一つの要素は完全に家庭内暴力。父親のです。しかも、その暴力をまったく暴力と認識していないことが悲劇の始まりです。握りこぶしで殴ることや、髪の毛を引っ張ってひきずったりなど日常茶飯事のようです。それらと家庭生活のさまざまなことが重なり合って、さらには、広汎性発達障害。

発達障害は近年研究が急速に進み、さまざまなことがわかってきているのですが、それでもまだ解明されていないことも多く、専門家も少ないようです。しかしながら潜在的な数はかなりであると思います。

私もこれについてはもう少し研究をしてみないと何ともいえませんが、この年齢、17歳前後の子どもたちの犯罪が本当に増えていることが心配です。あの神戸の事件からはもう随分時間が経過したような気がしますが、以前は考えられなかった年齢の、いわゆる「優等生」が、常識をはるかに超えたことをしてしまう。
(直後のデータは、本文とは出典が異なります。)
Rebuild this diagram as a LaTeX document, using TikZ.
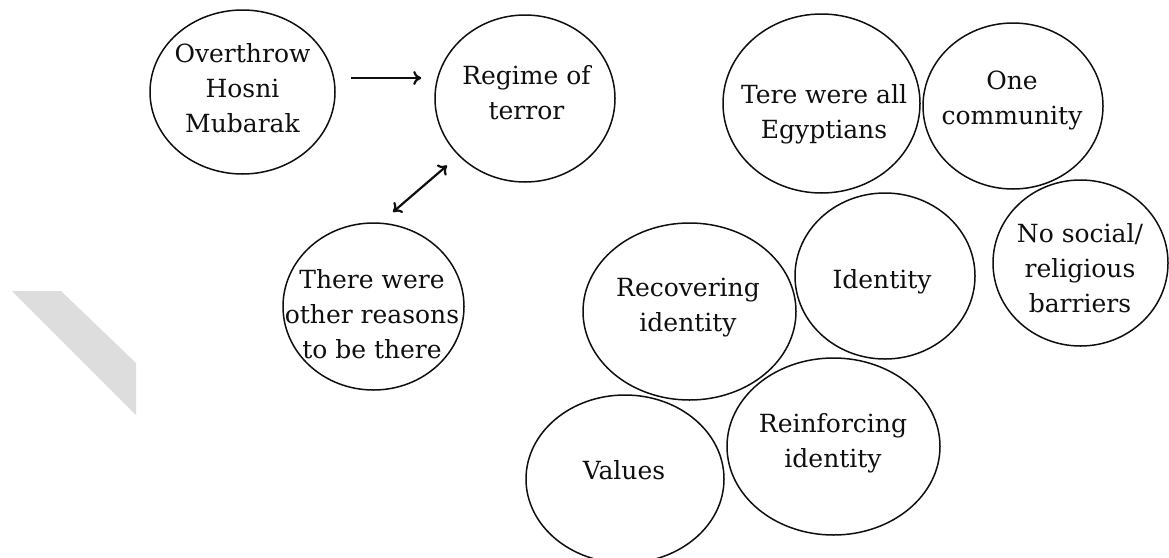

そういうことが増えました。だからこそ、この著者の作品を立て続けに読んだのですが。

この少年も、ものすごい孤独感を味わっていたようです。あまり内容を細切れに記載するのも良くないので、ぜひお読みいただきたいと思います。ひとつだけ書いておきたいのは、あとがきに、「真の愛情があるかどうか」ということが重要だと書いてありました。まったくその通りなのですが、そうでない人が多いのだと思います。

なんだかやるせない気持ちになってきてしまうのですが、子どもを取り巻く環境というのは我々の時代から比べると、激変しました。遊ぶ場所の問題。遊ぶ時間の問題。遊び自体の変遷。テレビ。ゲーム。パソコン。食生活。道徳教育。習い事。高校進学率。大学進学率。家族構成。住宅環境。学校教育そのものが変化し、それ自体も修正を迫られている現状。以前にも触れた理不尽なことを言う保護者。健全に子どもが育ちにくい環境であることもこれまた厳然たる事実なのです。

なんとかしなければ、道徳教育のことが最近また言われ、最近の新聞では、武道の必修などが話題になっていますが、挨拶のできない子が多かったり、言葉遣いが乱れているのは当たり前としても、そのひどさは驚くほどです。本当に教育は大事だと思いますが、良い教育が行われる環境は崩壊しつつあるような気がします。